International Ice Hockey Federation (IIHF) general secretary Horst Lichtner has conceded that a “game-changing” offer is now likely needed in order for the NHL to reverse its decision not to compete at the 2018 winter Olympic Games, as the North American league’s players hit out at the stance.
The NHL on Monday confirmed it would not participate in the 2018 Games, stating no “meaningful dialogue” has materialised to convince it of the benefits of disrupting its season so its stars can compete in Pyeongchang. The NHL’s decision seemingly ends a run of five consecutive winter Games with the league’s players and follows months of back and forth between the organisation, the IIHF and International Olympic Committee (IOC).
Lichtner told the Associated Press news agency that the IIHF is continuing to try to find a solution, but conceded the world governing body must make a better offer. He added: “Then we can re-open the discussion, maybe not for ever but to come back with some so-called game changers to the (NHL team) owners which would then probably help to find a better decision than we have now.”
The IIHF had agreed to pay the travel and insurance costs of NHL players for the 2018 Games in a bid to ensure their participation at next year’s event in Pyeongchang. The IOC has covered these costs for the past five editions of the Games, but has refused to do so for Korea’s Olympics, leading to the standoff between the NHL, IIHF and IOC.
Lichtner said the IIHF was focused on a five-year plan for the sport in Asia, leading up to the 2022 Beijing winter Games in the key Chinese market. “We have a strategy and that would of course be easier and much nicer if this is with the NHL than without,” the German official said of a plan that includes the Russia-based Kontinental Hockey League (KHL).

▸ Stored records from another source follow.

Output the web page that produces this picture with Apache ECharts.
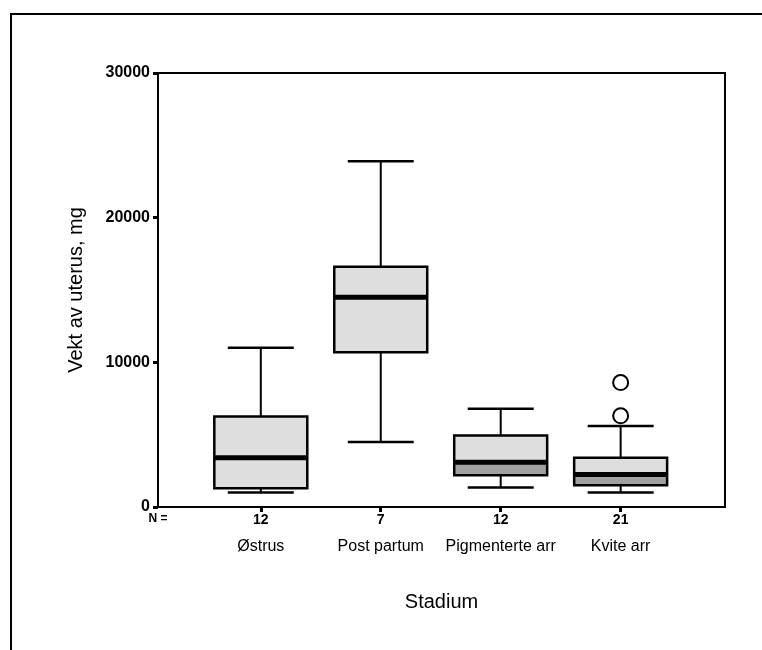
<!DOCTYPE html>
<html>
<head>
<meta charset="utf-8">
<script src="https://cdn.jsdelivr.net/npm/echarts@6/dist/echarts.min.js"></script>
<style>
  html, body { margin: 0; padding: 0; background: #fff; }
  #chart { width: 762px; height: 650px; }
</style>
</head>
<body>
<div id="chart"></div>
<script>
// ---- data ----
const categories = ['Østrus', 'Post partum', 'Pigmenterte arr', 'Kvite arr'];
const nCounts = [12, 7, 12, 21];
const minVals = [1000, 4500, 1350, 1000];
const q1Vals = [1300, 10700, 2200, 1500];
const medianVals = [3400, 14500, 3100, 2250];
const q3Vals = [6250, 16600, 4950, 3400];
const maxVals = [11000, 23900, 6800, 5600];
const outlierCategory = ['Kvite arr', 'Kvite arr'];
const outlierVals = [6300, 8600];
const yTickVals = [0, 10000, 20000, 30000];

// ---- styles ----
const lowerFill = ['#dedede', '#dedede', '#a0a0a0', '#a0a0a0'];
const upperFill = '#dedede';
const FONT = "'Liberation Sans', Arial, sans-serif";
const xMin = 0.143, xMax = 4.87;

const boxData = categories.map((c, i) => [i + 1, minVals[i], q1Vals[i], medianVals[i], q3Vals[i], maxVals[i]]);
const outlierData = outlierCategory.map((c, i) => [categories.indexOf(c) + 1, outlierVals[i]]);

const chart = echarts.init(document.getElementById('chart'), null, { renderer: 'canvas' });

function renderBox(params, api) {
  const i = params.dataIndex;
  const x = api.value(0);
  const pMin = api.coord([x, api.value(1)]);
  const pQ1 = api.coord([x, api.value(2)]);
  const pMed = api.coord([x, api.value(3)]);
  const pQ3 = api.coord([x, api.value(4)]);
  const pMax = api.coord([x, api.value(5)]);
  const bw = api.size([0.775, 0])[0];
  const cw = api.size([0.55, 0])[0];
  const cx = pMed[0];
  const line = (x1, y1, x2, y2, w) => ({
    type: 'line', shape: { x1, y1, x2, y2 },
    style: { stroke: '#000', lineWidth: w }
  });
  return {
    type: 'group',
    children: [
      line(cx, pQ3[1], cx, pMax[1], 2),
      line(cx - cw / 2, pMax[1], cx + cw / 2, pMax[1], 2.5),
      line(cx, pQ1[1], cx, pMin[1], 2),
      line(cx - cw / 2, pMin[1], cx + cw / 2, pMin[1], 2.5),
      { type: 'rect', shape: { x: cx - bw / 2, y: pQ3[1], width: bw, height: pMed[1] - pQ3[1] },
        style: { fill: upperFill } },
      { type: 'rect', shape: { x: cx - bw / 2, y: pMed[1], width: bw, height: pQ1[1] - pMed[1] },
        style: { fill: lowerFill[i] } },
      { type: 'rect', shape: { x: cx - bw / 2, y: pQ3[1], width: bw, height: pQ1[1] - pQ3[1] },
        style: { fill: null, stroke: '#000', lineWidth: 2.5 } },
      line(cx - bw / 2, pMed[1], cx + bw / 2, pMed[1], 5)
    ]
  };
}

const option = {
  backgroundColor: '#fff',
  animation: false,
  textStyle: { fontFamily: FONT },
  grid: {
    show: true, borderColor: '#000', borderWidth: 2,
    left: 158, right: 37, top: 73, bottom: 143, containLabel: false
  },
  graphic: [{
    type: 'polyline',
    shape: { points: [[11, 650], [11, 14], [762, 14]] },
    style: { stroke: '#000', lineWidth: 2, fill: null }
  }],
  xAxis: {
    type: 'value', min: xMin, max: xMax,
    splitLine: { show: false },
    axisLine: { lineStyle: { color: '#000', width: 2 } },
    axisTick: { customValues: [1, 2, 3, 4], length: 5, lineStyle: { color: '#000', width: 3 } },
    axisLabel: {
      customValues: [xMin, 1, 2, 3, 4],
      margin: 4,
      color: '#000',
      formatter: function (v) {
        if (Math.abs(v - xMin) < 0.01) return '{nl|N =}';
        const idx = Math.round(v) - 1;
        return '{n|' + nCounts[idx] + '}\n{c|' + categories[idx] + '}';
      },
      rich: {
        nl: { fontSize: 12, fontFamily: FONT, color: '#000', lineHeight: 16, fontWeight: 'bold' },
        n: { fontSize: 14, fontFamily: FONT, color: '#000', lineHeight: 18, fontWeight: 'bold' },
        c: { fontSize: 16, fontFamily: FONT, color: '#000', lineHeight: 36 }
      }
    },
    name: 'Stadium', nameLocation: 'middle', nameGap: 85,
    nameTextStyle: { fontSize: 20, color: '#000', fontFamily: FONT }
  },
  yAxis: {
    type: 'value', min: yTickVals[0], max: yTickVals[yTickVals.length - 1], interval: 10000,
    splitLine: { show: false },
    axisLine: { show: true, lineStyle: { color: '#000', width: 2 } },
    axisTick: { show: true, length: 5, lineStyle: { color: '#000', width: 3 } },
    axisLabel: {
      fontSize: 16, fontWeight: 'bold', color: '#000', margin: 8, fontFamily: FONT,
      formatter: function (v) { return String(v); }
    },
    name: 'Vekt av uterus, mg', nameLocation: 'middle', nameGap: 72,
    nameTextStyle: { fontSize: 20, color: '#000', fontFamily: FONT }
  },
  series: [
    {
      type: 'custom',
      renderItem: renderBox,
      encode: { x: 0, y: [1, 2, 3, 4, 5] },
      data: boxData,
      z: 2
    },
    {
      type: 'scatter',
      symbol: 'circle', symbolSize: 15,
      itemStyle: { color: '#fff', borderColor: '#000', borderWidth: 2, opacity: 1 },
      data: outlierData,
      z: 3
    }
  ]
};
chart.setOption(option);
</script>
</body>
</html>
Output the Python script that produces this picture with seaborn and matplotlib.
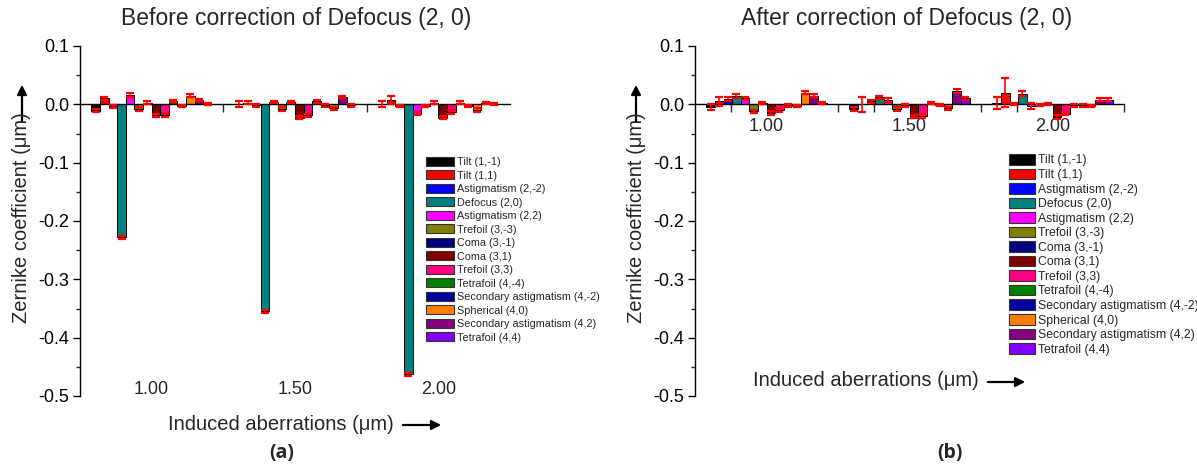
import numpy as np
import pandas as pd
import matplotlib
matplotlib.use("Agg")
import matplotlib.pyplot as plt
import seaborn as sns
from matplotlib.patches import Patch
from matplotlib.ticker import MultipleLocator, FixedLocator

# ---------------- data ----------------
groups = ["1.00", "1.50", "2.00"]
terms = ["Tilt (1,-1)", "Tilt (1,1)", "Astigmatism (2,-2)", "Defocus (2,0)",
         "Astigmatism (2,2)", "Trefoil (3,-3)", "Coma (3,-1)", "Coma (3,1)",
         "Trefoil (3,3)", "Tetrafoil (4,-4)", "Secondary astigmatism (4,-2)",
         "Spherical (4,0)", "Secondary astigmatism (4,2)", "Tetrafoil (4,4)"]
colors = ["#000000", "#FF0000", "#0000FF", "#008080", "#FF00FF", "#808000",
          "#000080", "#800000", "#FF0080", "#008000", "#0000A0", "#FF8000",
          "#800080", "#8000FF"]

before_100 = [-0.011, 0.010, -0.004, -0.228, 0.016, -0.008, 0.003, -0.019,
              -0.019, 0.006, -0.003, 0.015, 0.007, 0.001]
before_150 = [0.000, 0.003, -0.002, -0.355, 0.004, -0.008, 0.004, -0.023,
              -0.019, 0.005, -0.002, -0.007, 0.013, -0.002]
before_200 = [0.000, 0.008, -0.003, -0.463, -0.016, -0.003, 0.003, -0.023,
              -0.013, 0.003, -0.003, -0.010, 0.002, 0.001]
before_err_100 = [0.003, 0.003, 0.003, 0.002, 0.003, 0.003, 0.002, 0.003,
                  0.003, 0.002, 0.002, 0.003, 0.002, 0.002]
before_err_150 = [0.005, 0.002, 0.002, 0.002, 0.002, 0.003, 0.002, 0.003,
                  0.003, 0.003, 0.002, 0.003, 0.002, 0.002]
before_err_200 = [0.005, 0.007, 0.002, 0.002, 0.003, 0.002, 0.002, 0.003,
                  0.003, 0.002, 0.002, 0.003, 0.002, 0.002]

after_100 = [-0.005, 0.005, 0.009, 0.014, 0.010, -0.012, 0.002, -0.015,
             -0.010, -0.002, -0.003, 0.020, 0.015, 0.002]
after_150 = [-0.008, 0.000, 0.005, 0.012, 0.007, -0.008, -0.002, -0.021,
             -0.020, 0.002, -0.001, -0.007, 0.023, 0.010]
after_200 = [0.002, 0.020, 0.001, 0.018, -0.003, -0.001, 0.000, -0.022,
             -0.016, -0.002, -0.002, -0.003, 0.008, 0.008]
after_err_100 = [0.005, 0.008, 0.003, 0.003, 0.003, 0.003, 0.002, 0.003,
                 0.003, 0.002, 0.002, 0.003, 0.003, 0.002]
after_err_150 = [0.004, 0.013, 0.003, 0.003, 0.003, 0.003, 0.002, 0.003,
                 0.003, 0.002, 0.002, 0.003, 0.003, 0.003]
after_err_200 = [0.010, 0.025, 0.002, 0.004, 0.005, 0.002, 0.002, 0.003,
                 0.003, 0.002, 0.002, 0.002, 0.002, 0.002]


def make_df(vals, errs):
    rows = []
    for g, v, e in zip(groups, vals, errs):
        for t, vv, ee in zip(terms, v, e):
            rows.append({"group": g, "term": t, "value": vv, "err": ee})
    return pd.DataFrame(rows)


df_before = make_df([before_100, before_150, before_200],
                    [before_err_100, before_err_150, before_err_200])
df_after = make_df([after_100, after_150, after_200],
                   [after_err_100, after_err_150, after_err_200])

# ---------------- style ----------------
sns.set_theme(style="white")
plt.rcParams["font.family"] = ["Liberation Sans", "DejaVu Sans"]
plt.rcParams["axes.unicode_minus"] = False

W, H = 1197, 470
fig = plt.figure(figsize=(W / 100, H / 100), dpi=100)


def fx(px):
    return px / W


def fy(py):
    return 1 - py / H


def draw_panel(ax, df, label_pad, legend_anchor, legend_fs, hl, hh, ls,
               xminor):
    sns.barplot(data=df, x="group", y="value", hue="term", order=groups,
                hue_order=terms, palette=colors, width=0.84, saturation=1,
                edgecolor="black", linewidth=0.7, errorbar=None, legend=False,
                ax=ax)
    # red error bars positioned on the drawn bars
    for cont, term in zip(ax.containers, terms):
        sub = df[df["term"] == term].set_index("group").loc[groups]
        xs = [p.get_x() + p.get_width() / 2 for p in cont.patches]
        ax.errorbar(xs, sub["value"].values, yerr=sub["err"].values,
                    fmt="none", ecolor="#FF0000", elinewidth=1.2, capsize=3,
                    capthick=1.6, zorder=5)
    ax.set_xlim(-0.5, 2.5)
    ax.set_ylim(-0.5, 0.1)
    ax.yaxis.set_major_locator(MultipleLocator(0.1))
    ax.yaxis.set_minor_locator(MultipleLocator(0.05))
    ax.yaxis.set_major_formatter(matplotlib.ticker.FormatStrFormatter("%.1f"))
    ax.xaxis.set_minor_locator(FixedLocator(xminor))
    for s in ["top", "right"]:
        ax.spines[s].set_visible(False)
    ax.spines["bottom"].set_position(("data", 0))
    ax.spines["bottom"].set_linewidth(1.0)
    ax.spines["left"].set_linewidth(1.0)
    ax.spines["bottom"].set_color("black")
    ax.spines["left"].set_color("black")
    ax.tick_params(axis="y", which="major", direction="out", length=5,
                   width=1, labelsize=13, left=True, colors="black", pad=3)
    ax.tick_params(axis="y", which="minor", direction="out", length=3,
                   width=1, left=True)
    ax.tick_params(axis="x", which="major", length=0, labelsize=13,
                   pad=label_pad)
    ax.tick_params(axis="x", which="minor", direction="out", length=6,
                   width=1, bottom=True)
    ax.set_xlabel("")
    ax.set_ylabel("")
    handles = [Patch(facecolor=c, edgecolor="#333333", linewidth=0.8)
               for c in colors]
    fig.legend(handles, terms, loc="upper left", bbox_to_anchor=legend_anchor,
               frameon=False, fontsize=legend_fs, handlelength=hl,
               handleheight=hh, labelspacing=ls, handletextpad=0.3,
               borderpad=0, borderaxespad=0)


axL = fig.add_axes([fx(80), fy(396), fx(510) - fx(80), fy(46) - fy(396)])
draw_panel(axL, df_before, 199, (fx(426), fy(157)), 7.8, 2.6, 0.9, 0.30,
           [0.5, 1.5])

axR = fig.add_axes([fx(695), fy(396), fx(1124) - fx(695), fy(46) - fy(396)])
draw_panel(axR, df_after, 10, (fx(1009), fy(154)), 8.8, 2.1, 0.95, 0.17,
           [-0.25, 0.5, 0.75, 1.5, 1.75, 2.5])

# titles
fig.text(fx(296), fy(18), "Before correction of Defocus (2, 0)", ha="center",
         va="center", fontsize=16.5)
fig.text(fx(907), fy(18), "After correction of Defocus (2, 0)", ha="center",
         va="center", fontsize=16.5)

# y labels with arrows
for xpix in (22, 636):
    fig.text(fx(xpix), fy(218), "Zernike coefficient (\u03bcm)", rotation=90,
             ha="center", va="center", fontsize=14.5)
    fig.add_artist(matplotlib.patches.FancyArrowPatch(
        (fx(xpix), fy(124)), (fx(xpix), fy(82)), transform=fig.transFigure,
        arrowstyle="-|>", mutation_scale=14, lw=1.6, color="black"))

# x labels with arrows
for xc, yc, xa0, xa1 in ((281, 424, 400, 444), (866, 381, 985, 1028)):
    fig.text(fx(xc), fy(yc), "Induced aberrations (\u03bcm)", ha="center",
             va="center", fontsize=14.5)
    fig.add_artist(matplotlib.patches.FancyArrowPatch(
        (fx(xa0), fy(yc + 1)), (fx(xa1), fy(yc + 1)),
        transform=fig.transFigure, arrowstyle="-|>", mutation_scale=14,
        lw=1.6, color="black"))

fig.text(fx(282), fy(453), "(a)", ha="center", va="center", fontsize=14,
         fontweight="bold", family=["Open Sans", "DejaVu Sans"])
fig.text(fx(950), fy(453), "(b)", ha="center", va="center", fontsize=14,
         fontweight="bold", family=["Open Sans", "DejaVu Sans"])

fig.savefig("out.png", dpi=100, facecolor="white")
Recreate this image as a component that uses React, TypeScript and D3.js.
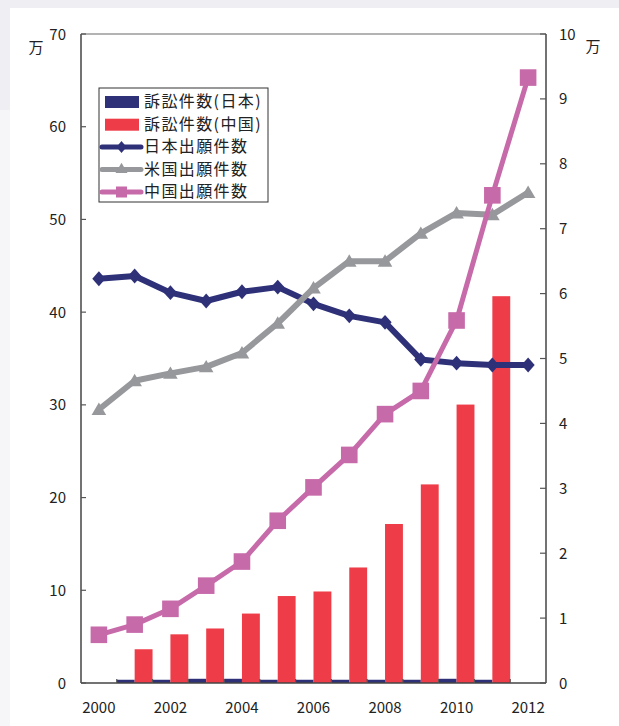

The KHL is now led by Dmitry Chernyshenko, who served as president and chief executive of the organising committee for the Sochi 2014 winter Olympic and Paralympic Games. Chernyshenko said in a statement: “We remember a similar situation ahead of Sochi 2014 when we reached a compromise.
“The KHL sticks to a principle that the Olympic ice hockey tournament is the main competition for national teams that attracts huge attention of viewers from all around the world. All of the best players should be present there, so the NHL decision evokes certain surprise and regret. It will make athletes deprived of an opportunity to take part in one of the most prestigious ice hockey events.
“From our side, we have never had any hesitation about participation of the KHL players at the winter Olympics. The next season’s schedule will provide a due break for the league’s players’ training and performance at the 2018 Olympic Games. I am sure that the tournament will run at a high competitive level and the KHL representatives will take leading roles in various national teams.”
The NHL’s players have been vocal in their opposition to the league’s decision. Russian star Alex Ovechkin (pictured), who plays for the Washington Capitals, said: “It's my country. It's the biggest opportunity in your life to play in the Olympic Games. Somebody going to tell me I don't go. I don't care, I just go.”
Justin Faulk of the Carolina Hurricanes, who played for the United States at Sochi 2014, called the NHL decision “brutal” and said he didn't read the full explanation because “I don't believe half of their reasoning.”
He added: “I don't think there's any reason that we shouldn't be going. That's pretty much the thoughts on it from every player in the league.”